The Budget also included investment of €40 million for arts and culture infrastructure under the Access II programme – this is money which has already been allocated. There were increases for cultural institutions including the National Library and Museum, Imma, the Crawford Gallery, Chester Beatty Library and National Concert Hall, ranging from 6 to 11 per cent.
Culture Ireland, the agency that promotes Irish art abroad, increased its funding by 6 per cent to €4.75 million. The Film Board got an increase of 18 per cent to €23.2 million, mostly on the capital side. There is a commitment to retaining Section 481 tax relief for film until at least 2012.
The Minister said the rise was in line with what most departments got and he was “glad to be able to protect the arts side in particular”. Arts Council chairwoman Olive Braiden said she was “pleased with the outcome, especially in the circumstances of current public finances. I congratulate Mr Brennan in maintaining the Government’s existing significant commitment to the arts.

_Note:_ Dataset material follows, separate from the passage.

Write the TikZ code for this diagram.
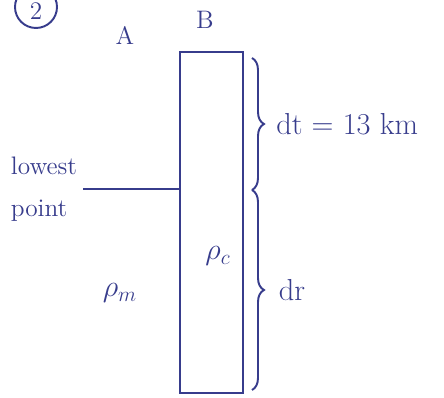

“The Arts Council looks forward to working with the Minister in the year ahead to build on this year’s provision.” She added that the council would be “continuing its work to achieve an allocation of over €100 million for the arts annually”.
Tania Banotti of Theatre Forum, representing theatre and the performing arts, said: “This Budget was tricky, so well done to the Minister for getting us there with a short lead-in time. The ‘begging bowl’ for the arts at the Government table is gone.”
But she added that there would be disappointment. “An increase of 3 per cent for the Arts Council is very small. Inflation is running at 5 per cent, so this is a cut in real terms. There are challenging times ahead for the arts sector.”